I’m saying Brown versus the Board of Education. We’ve got to hit the streets, ladies and gentlemen. I’m winding up, now — no more applause. I’m saying, look at the Black Muslims. There are Black Muslims standing on the street corners and they say so forth and so on, and we’re laughing at them because they have bean pies and all that, but you don’t read, “Black Muslim gunned down while chastising drug dealer.” You don’t read that. They don’t shoot down Black Muslims. You understand me. Muslims tell you to get out of the neighborhood. When you want to clear your neighborhood out, first thing you do is go get the Black Muslims, bean pies and all. And your neighborhood is then clear. The police can’t do it.

Mr. Brown points out:

For years I’ve heard rumors about Cosby, but, I’m ashamed to say, I chose to ignore them, or hoped against hope that they weren’t true. I felt his messages of self-determination and nonvictimization were too important to be derailed by his personal conduct. I didn’t put him on a pedestal, but I ignored any flaws he might have had. As I had to admit to my friend, I was wrong.

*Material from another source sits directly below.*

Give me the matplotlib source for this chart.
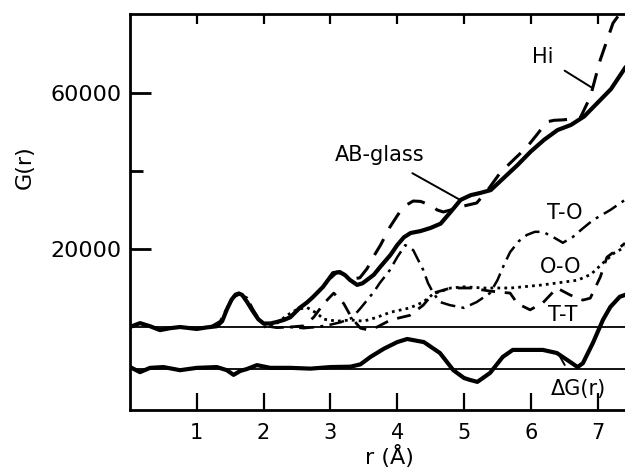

(Speaking of people on pedestals, a fictional character I and millions of other Americans had put on one, Atticus Finch, the hero of “To Kill a Mockingbird,” was knocked off of his with the release of the novel’s prequel, “Go Set a Watchman.” Who’s next?)

So, as Martin Luther King asked in the title of his last book, where do we go from here?

Before the rape allegations, Cosby caught hell from a lot of people because he scolded those who have failed to take advantage of the hard-fought victories of the 1950s and ’60s. Well, someone still needs to do that, although maybe not as curmudgeonly as he did.

As the comedian joked, Cosby drugged women and dropped his pants, but our youngsters still need to pull theirs up. The messenger was flawed, but his relevant message still needs to get through.

We are all flawed people, but that doesn’t mean that we don’t have something of value to say. What Bill Cosby did was horrible, but we need to have a discussion on what he said–it might  help us deal with the poverty and violence we see in the black community.